As the creaky train creeps towards the russian border, a group of us wonder how to handle the upcoming stop. Its 6 hours just south of siberia in winter, waiting for russian border patrol to properly inspect the train, switch it to russian tracks, and drink a fifth or two of vodka for good measure. We could stay on the train, drinking heavily while staring into the vacant eyes of permafrost locals, only to have to leave the train to use the bathroom because they lock them all during the delay. Or, we could head into the station, bundled up beyond belief, and peruse the fine displays of glass figurines, which if bought, have 10 days of life in them as they could never survive the transsiberian in the first place. The station is chosen for its bathroom, once it is established we can drink anywhere. Sitting around an iron grate mall table, passing stories and shots, we discuss where we are coming from and where we are going. My bunkmate is an 18 year old british girl, heading home the interesting way from a vacation in china with some friends…they all decided to fly home. She wanted to stop in Mongolia, as many do, but didn’t, as many don’t. So a quick 7-10 day ride home is her agenda. Her iphone and constant check of messages tells me that her family is interested in her whereabouts, but her frame of mind is to find a group like us and relax. Along with Liz, the Brit, are 3 Aussies halfway through a yearlong world tour, a polish couple on the leg back of their honeymoon, and myself, not really sure where I’m going, I just know it is west of here.

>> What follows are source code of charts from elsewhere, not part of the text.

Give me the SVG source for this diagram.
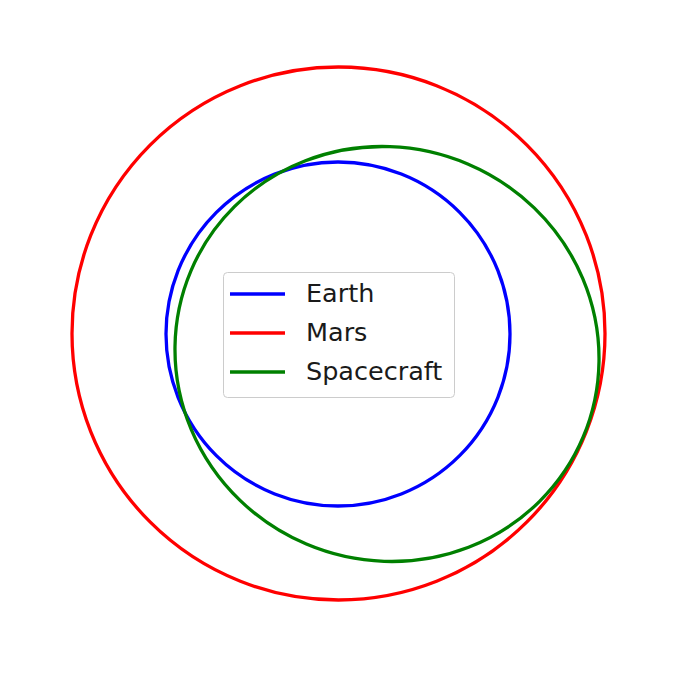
<svg xmlns="http://www.w3.org/2000/svg" width="677" height="673" viewBox="0 0 677 673">
<style>
.orbit{fill:none;stroke-width:3.3}
.lbl{font-family:"DejaVu Sans",sans-serif;font-size:25.5px;fill:#1a1a1a}
.key{stroke-width:3.3;fill:none}
</style>
<rect width="677" height="673" fill="#fff"/>
<g id="connectors"/>
<g id="mars"><circle class="orbit" cx="338.5" cy="333.5" r="266.5" stroke="#ff0000"/></g>
<g id="earth"><circle class="orbit" cx="338" cy="334" r="172" stroke="#0000ff"/></g>
<g id="spacecraft"><ellipse class="orbit" cx="387" cy="354" rx="213" ry="206.5" stroke="#008000" transform="rotate(23 387 354)"/></g>
<g id="legend">
<rect x="223.5" y="272.5" width="231" height="125" rx="4" fill="#fff" fill-opacity="0.8" stroke="#cccccc" stroke-width="1"/>
<line class="key" x1="230" y1="294" x2="285" y2="294" stroke="#0000ff"/>
<line class="key" x1="230" y1="333" x2="285" y2="333" stroke="#ff0000"/>
<line class="key" x1="230" y1="372" x2="285" y2="372" stroke="#008000"/>
<text class="lbl" x="306" y="302">Earth</text>
<text class="lbl" x="306" y="341">Mars</text>
<text class="lbl" x="306" y="380">Spacecraft</text>
</g>
</svg>
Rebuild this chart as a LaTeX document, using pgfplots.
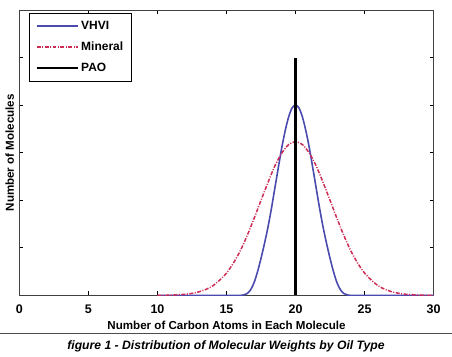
\documentclass[border=0pt]{standalone}
\usepackage{pgfplots}
\pgfplotsset{compat=1.18}
\usepackage{fontspec}
\setmainfont{Liberation Sans}
\definecolor{vhvi}{RGB}{75,75,175}
\definecolor{mineral}{RGB}{205,45,85}
\begin{document}
\begin{tikzpicture}[x=1pt,y=1pt]
\path (0,0) rectangle (452,357);
\begin{axis}[at={(19pt,61pt)},anchor=south west,
  scale only axis, width=415pt, height=286pt,
  xmin=0, xmax=30, ymin=0, ymax=6,
  xtick={0,5,...,30}, ytick={1,2,3,4,5}, yticklabels={},
  tick align=inside, tick pos=both,
  major tick length=4pt,
  tick style={black, line width=0.8pt},
  axis line style={line width=0.7pt, draw=black!75},
  /pgf/number format/assume math mode=true,
  ticklabel style={font=\fontsize{12.5}{14}\selectfont\bfseries},
  xticklabel style={yshift=-6pt},
  xlabel={Number of Carbon Atoms in Each Molecule},
  ylabel={Number of Molecules},
  label style={font=\fontsize{11.6}{14}\selectfont\bfseries},
  xlabel style={yshift=0pt},
  ylabel style={yshift=-5pt},
  legend style={at={(0.024,0.99)}, anchor=north west, draw=black, line width=0.8pt,
    font=\fontsize{12}{14}\selectfont\bfseries, row sep=7pt, inner xsep=6pt, inner ysep=6pt},
  legend cell align=left,
  legend image code/.code={\draw[#1, line width=1.6pt] (0pt,0pt) -- (42pt,0pt);},
]
\addplot[vhvi, line width=1.6pt, smooth] coordinates {
(10,0) (15,0) (16,0) (16.25,0.01) (16.5,0.04) (16.75,0.12) (17,0.27) (17.25,0.50) (17.5,0.78)
(17.75,1.09) (18,1.43) (18.25,1.82) (18.5,2.25) (18.75,2.68) (19,3.10) (19.25,3.46)
(19.5,3.75) (19.75,3.94) (20,4.0) (20.25,3.94) (20.5,3.75) (20.75,3.46) (21,3.10)
(21.25,2.68) (21.5,2.25) (21.75,1.82) (22,1.43) (22.25,1.09) (22.5,0.78) (22.75,0.50)
(23,0.27) (23.25,0.12) (23.5,0.04) (23.75,0.01) (24,0) (25,0) (30,0)
};
\addlegendentry{VHVI}
\addplot[mineral, line width=1.5pt, dash pattern=on 4pt off 1.5pt on 1pt off 1.5pt, smooth] coordinates {
(10,0) (11,0.006) (12,0.024) (12.5,0.043) (13,0.075) (13.5,0.125) (14,0.20) (14.5,0.32)
(15,0.47) (15.5,0.68) (16,0.94) (16.5,1.26) (17,1.62) (17.5,2.00) (18,2.37) (18.5,2.72)
(19,2.99) (19.5,3.17) (20,3.23) (20.5,3.17) (21,2.99) (21.5,2.72) (22,2.37) (22.5,2.00)
(23,1.62) (23.5,1.26) (24,0.94) (24.5,0.68) (25,0.47) (25.5,0.32) (26,0.20) (26.5,0.125)
(27,0.075) (27.5,0.043) (28,0.024) (29,0.006) (30,0)
};
\addlegendentry{Mineral}
\addplot[black, line width=2.2pt] coordinates {(20,0) (20,5)};
\addlegendentry{PAO}
\end{axis}
\draw[black!70, line width=0.9pt] (0,23) -- (452,23);
\node[font=\fontsize{12.2}{14}\selectfont\bfseries\itshape] at (226,10) {figure 1 - Distribution of Molecular Weights by Oil Type};
\end{tikzpicture}
\end{document}
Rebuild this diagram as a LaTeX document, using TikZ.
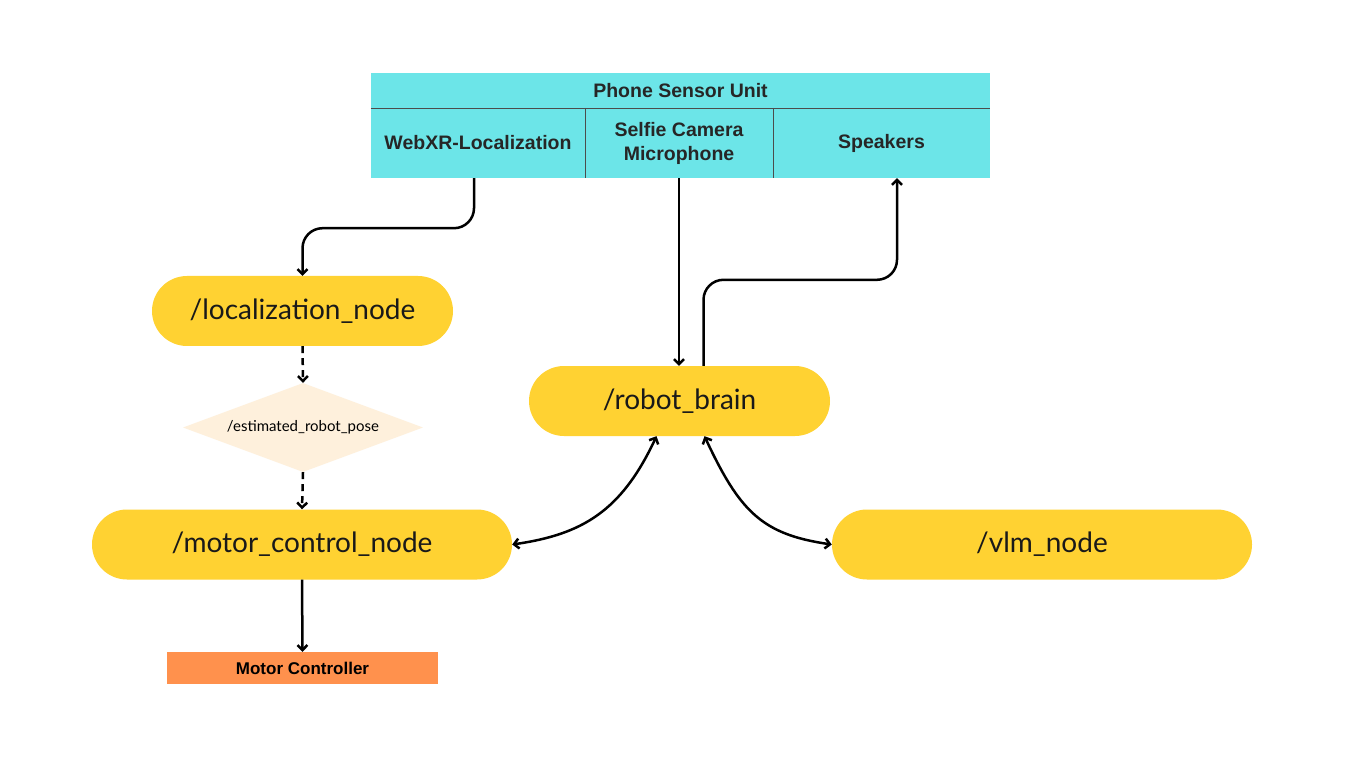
\documentclass[tikz,border=0pt]{standalone}
\usepackage{fontspec}
\setmainfont{Lato}
\newfontfamily\boxfont{Liberation Sans}
\usetikzlibrary{arrows.meta,shapes.geometric}
\definecolor{rosyellow}{HTML}{FFD232}
\definecolor{sensorcyan}{HTML}{6CE5E8}
\definecolor{posecream}{HTML}{FEF0DC}
\definecolor{motororange}{HTML}{FF914D}
\tikzset{
  rosnode/.style={rectangle, fill=rosyellow, rounded corners=35pt, minimum height=70pt,
    inner sep=0pt, font=\fontsize{28}{32}\selectfont, text=black!90},
  cell/.style={rectangle, fill=sensorcyan, inner sep=0pt, minimum height=70pt,
    font=\boxfont\bfseries\fontsize{19.5}{24}\selectfont, align=center, text=black!85},
  flow/.style={line width=2.5pt, -{Straight Barb[length=5pt,width=10pt]}},
  twoway/.style={line width=2.5pt, {Straight Barb[length=5pt,width=10pt]}-{Straight Barb[length=5pt,width=10pt]}},
  divider/.style={line width=1pt, black!70}
}
\begin{document}
\begin{tikzpicture}[x=1pt,y=-1pt]
\useasboundingbox[fill=white] (0,0) rectangle (1347,759);
% phone sensor unit
\node[cell, minimum width=619pt, minimum height=35pt] (unit) at (680.5,90.5) {Phone Sensor Unit};
\node[cell, minimum width=214pt] (webxr) at (478,143) {WebXR-Localization};
\node[cell, minimum width=188pt] (selfie) at (679,143) {Selfie Camera\\Microphone};
\node[cell, minimum width=217pt] (speakers) at (881.5,143) {Speakers};
\draw[divider] (unit.south west) -- (unit.south east);
\draw[divider] (webxr.north east) -- (webxr.south east);
\draw[divider] (selfie.north east) -- (selfie.south east);
% ros nodes
\node[rosnode, minimum width=301pt] (loc) at (302.5,311) {/localization\_node};
\node[diamond, aspect=2.7, fill=posecream, minimum width=240pt, minimum height=89pt, inner sep=0pt,
  font=\fontsize{15}{17}\selectfont] (pose) at (303,427.5) {/estimated\_robot\_pose};
\node[rosnode, minimum width=420pt] (motor) at (302,544.5) {/motor\_control\_node};
\node[rosnode, minimum width=301pt] (brain) at (679.5,401) {/robot\_brain};
\node[rosnode, minimum width=420pt] (vlm) at (1042,544.5) {/vlm\_node};
\node[rectangle, fill=motororange, minimum width=271pt, minimum height=32pt, inner sep=0pt,
  font=\boxfont\bfseries\fontsize{17}{19}\selectfont] (ctrl) at (302.5,668) {Motor Controller};
% connectors
\draw[flow, rounded corners=20pt] ([xshift=-4pt]webxr.south) -- ++(0,50) -| (loc.north);
\draw[flow] (selfie.south) -- (selfie.south |- brain.north);
\draw[flow, rounded corners=20pt] ([xshift=24pt]brain.north) -- ++(0,-86) -| ([xshift=15.5pt]speakers.south);
\draw[flow, dash pattern=on 7pt off 5pt] (loc.south) -- (pose.north);
\draw[flow, dash pattern=on 7pt off 5pt] (pose.south) -- (motor.north);
\draw[twoway] ([xshift=-23pt]brain.south) .. controls +(-35,75) and +(70,-10) .. (motor.east);
\draw[twoway] ([xshift=25pt]brain.south) .. controls +(35,75) and +(-70,-10) .. (vlm.west);
\draw[flow] (motor.south) -- (ctrl.north);
\end{tikzpicture}
\end{document}
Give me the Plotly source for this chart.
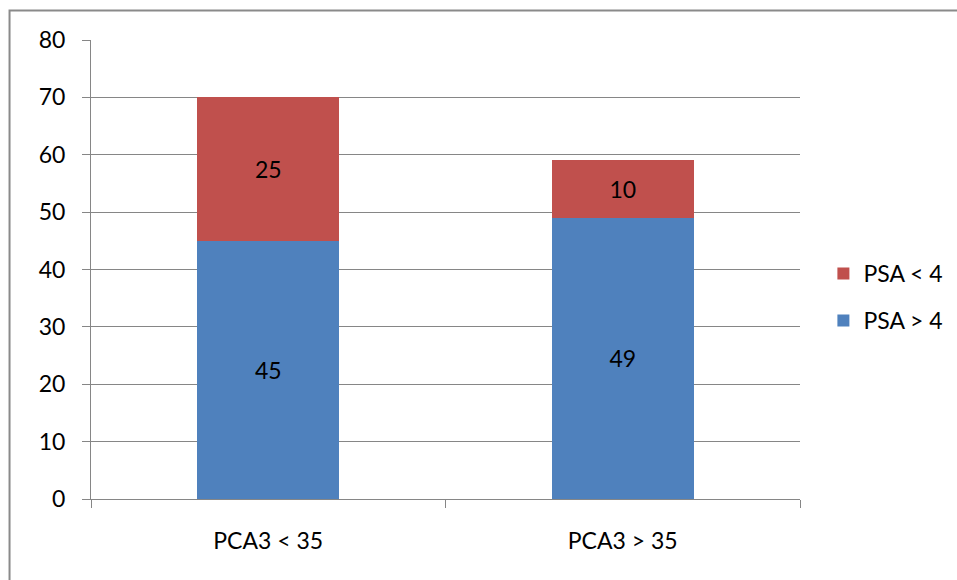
import plotly.graph_objects as go

categories = ["PCA3 < 35", "PCA3 > 35"]
psa_above_4 = [45, 49]
psa_below_4 = [25, 10]
series_names = ["PSA > 4", "PSA < 4"]
y_ticks = [0, 10, 20, 30, 40, 50, 60, 70, 80]

BLUE = "#4F81BD"
RED = "#C0504D"
GRID = "#868686"
FONT = dict(family="Lato, Open Sans, sans-serif", size=23, color="black")

fig = go.Figure()
fig.add_trace(go.Bar(
    x=categories, y=psa_above_4, name=series_names[0],
    marker=dict(color=BLUE, line=dict(width=0)),
    text=psa_above_4, textposition="inside", insidetextanchor="middle",
    textfont=FONT, legendgroup="a", legendrank=2,
))
fig.add_trace(go.Bar(
    x=categories, y=psa_below_4, name=series_names[1],
    marker=dict(color=RED, line=dict(width=0)),
    text=psa_below_4, textposition="inside", insidetextanchor="middle",
    textfont=FONT, legendgroup="b", legendrank=1,
))

fig.update_layout(
    barmode="stack",
    bargap=0.6,
    width=957, height=580,
    margin=dict(l=91, r=157, t=40, b=81, autoexpand=False),
    paper_bgcolor="white", plot_bgcolor="white",
    font=FONT,
    uniformtext=dict(mode="show", minsize=10),
    legend=dict(
        x=1.033, y=0.44, xanchor="left", yanchor="middle",
        traceorder="grouped", tracegroupgap=14,
        font=FONT, bgcolor="rgba(0,0,0,0)",
    ),
    xaxis=dict(
        showline=True, linecolor=GRID, linewidth=1,
        ticks="outside", tickson="boundaries", ticklen=8,
        tickcolor=GRID, tickwidth=1, showgrid=False,
        tickfont=FONT, ticklabelstandoff=21,
    ),
    yaxis=dict(
        range=[0, 80], tickvals=y_ticks,
        showline=True, linecolor=GRID, linewidth=1,
        ticks="outside", ticklen=8, tickcolor=GRID, tickwidth=1,
        showgrid=True, gridcolor=GRID, gridwidth=1,
        zeroline=False, tickfont=FONT, ticklabelstandoff=12,
    ),
)

# chart frame
fig.add_shape(
    type="rect", xref="paper", yref="paper",
    x0=-0.1149, x1=1.3, y0=-0.2, y1=1.0643,
    line=dict(color="#8a8a8a", width=2), fillcolor="rgba(0,0,0,0)",
    layer="below",
)

fig.write_html("out.html")
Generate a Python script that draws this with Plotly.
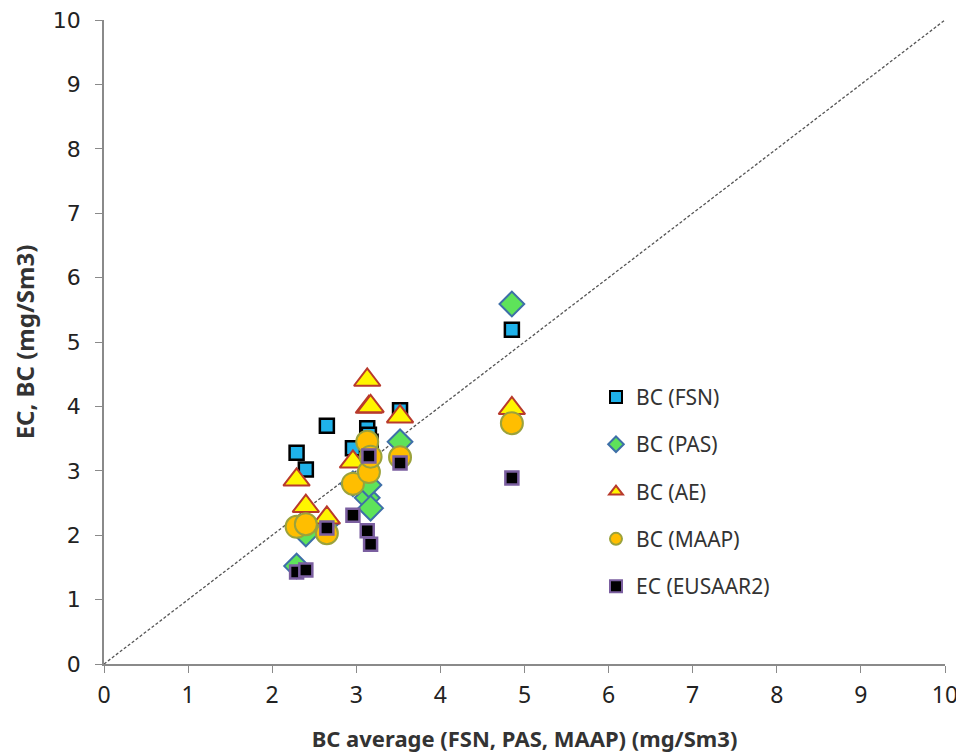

The train should sound and doesn’t.  I have to watch other people to see if it is time to go.  A few russians begin packing up so I stock up on beer and vodka.  Everything around us is desolate.  It has been since we left Ulaanbataar, and I guess before that as well.  Mongolia seemed like another whole trip.  Some were just going to and from home, but many came from different places, physically and mentally.  It was an adventurous crowd, exploring. Now there is still a bit of adventure in the foreigners I see, but there is a strong sense of commute.  I picture mixed asians in toyota corollas on their way home from their job in the valley back to south LA, probably should listen to music to make the ride go more smoothly but just want to keep quiet after a long day.  That is, except these people are traveling for days.  From entering russia through mongolia, it will be 5 or so days on a train before western russia and moscow.  People have their lives on them.  Some ride the whole distance, but many stop along the way.

Chinese people are generally not very dark, some are though that is because they have mongolian blood in them.  Mongolians are round.  Their faces and waists, barrel chests and broad shoulders. Russians you have seen.  Kinda.  Russians don’t all look like women’s tennis players, vladimir putin and old tiny short pudgy men and their similar babushkas.  Many are a mix of the chinese, mongolian, ad uzbek/kazhak central asian sort.  They have a name:  _____, and in Siberia, they almost seem to outnumber the light skinned russians.  This is most of my train to siberia.  Quiet, except for the children, which seem to outnumber the trees in the endless forests out the windows on both sides.  They wait and wait for their destination, their commute home having only begun.  Food is a time to let go a bit, laughing and talking.  They eat what I will soon know well.  Sausage and bread.  Big hunking links and long thick bread sticks.